Climate-change paradox: Greenhouse gas is Big Oil boon

With enough CO2 injected into declining oil fields, the US could see its petroleum reserves quadruple.

Gazing across a rejuvenated old West Texas oil field, Larry Adams sings the praises of carbon dioxide.

That might seem odd. The gas is linked to global warming, which has prompted calls from governments and environmentalists alike to reduce oil use. But here at the SACROC field in America's fading oil belt, CO2 is providing the boost the industry needs.

By pumping the greenhouse gas deep underground, oil companies are squeezing out more oil and providing new life to fields that have been declining for decades. But if the companies can capture the carbon dioxide that other industries produce, then the greenhouse gas may become cheap and plentiful enough to be a boon to Big Oil.

"This process of using CO2 for enhanced oil recovery is just a niche today, but if other man-made sources became available, it could become a boom," says Mr. Adams, CO2 engineering manager for Kinder Morgan, the nation's largest transporter of CO2 for enhanced oil recovery or EOR.

The Houston-based company mines most of its CO2 from natural deposits in Colorado. It pipes the gas to West Texas oil fields where it is injected a mile beneath the surface. Despite steady growth in EOR production since 2000, it accounts for only about 5 percent of US production – some 240,000 barrels a day.

Now, Kinder Morgan and a few other companies envision greatly expanding that amount – if they can transport CO2 emissions that would be captured by power plants, cement factories, and other industrial facilities.

Capturing carbon dioxide at plants and factories – rather than spewing it into the atmosphere – is one of the few near-term solutions to global warming that's receiving serious consideration. Under this scenario, companies would bury the greenhouse gases they produce in deep saline aquifers – a process called sequestration.

Some environmentalists say EOR could speed the move to sequestration.

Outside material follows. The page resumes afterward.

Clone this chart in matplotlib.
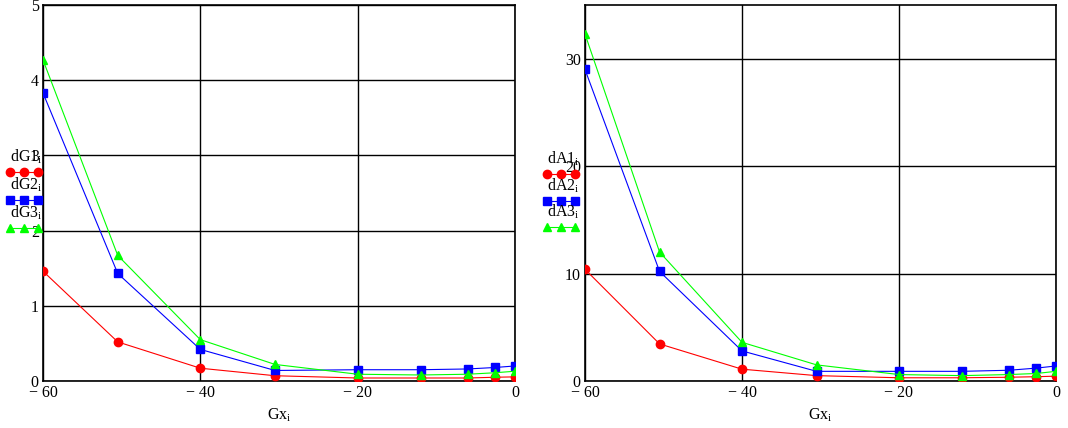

"We see EOR as a great ally for carbon sequestration," says A. Scott Anderson, energy policy adviser for Environmental Defense, a New York-based environmental group.

With the natural CO2 available for EOR in short supply, a few companies are scrambling to begin collecting some of the 6 billion tons of carbon dioxide that the US emits each year. If enough of this man-made gas were made available, it could quadruple America's recoverable oil reserves to an estimated 89 billion barrels, the US Energy Department reported last year.

Among the projects under way or under consideration:

•Blue Source, LLC, a company that helps businesses slash their carbon emissions, announced a deal last month to capture CO2 emissions from a Kansas fertilizer plant and inject it into an aging oil field nearby.

•Representatives of Basin Electric Power Cooperative in North Dakota told a US congressional commission in July that it is planning to capture CO2 from its Antelope Valley power station and sell it for EOR in the Williston Basin oil field. The field holds nearly 13 billion barrels of oil. But without CO2 injections, some 9 billion barrels would never be recovered.

•In June, Denbury Resources, a Plano, Texas, company that specializes in using CO2 to revive aging oil fields on the Gulf Coast, announced that it would buy all the CO2 emissions of a new coal-to-liquid fuel plant being built in Natchez, Miss.

Supporters of expanding EOR say it could provide a down payment on the huge cost of sequestration by helping to pay for the pipelines and other infrastructure needed to collect and pipe CO2 around the country.

"If people working on projects for CO2 capture, can connect with people in the oil field – and in many cases they are close to doing that – the oil industry could end up financing the capture and transport of CO2," Mr. Anderson says.

Others, however, are skeptical.

For one thing, the infrastructure is a major undertaking. To provide enough carbon dioxide to meet EOR demands, the oil industry would have to capture and pipe as much CO2 (in liquid form) in a day as Americans consume in oil in a 24-hour period.

For another, the plan does little to discourage the use of fossil fuels.

"If you use CO2 to squeeze oil out of the ground, and then you burn that oil, it releases at least as much CO2 as was pumped into the ground," says Joseph Romm, a senior fellow at the Center for American Progress. "You're not really helping the planet any."

Even so, companies are moving ahead. Last year, Denbury announced plans to buy CO2 from a planned fertilizer plant to be built in Donaldsonville, La. It has been buying up old oil fields south of Houston and plans a CO2 pipeline that could transport both natural CO2 in its own reserves and from power plants and other CO2 sources.

By pumping the CO2 underground," we not only help to protect the environment by reducing greenhouse gases, but also produce additional oil to help reduce our nation's need for imported oil," said Gareth Roberts, Denbury's chief executive officer, in a June statement.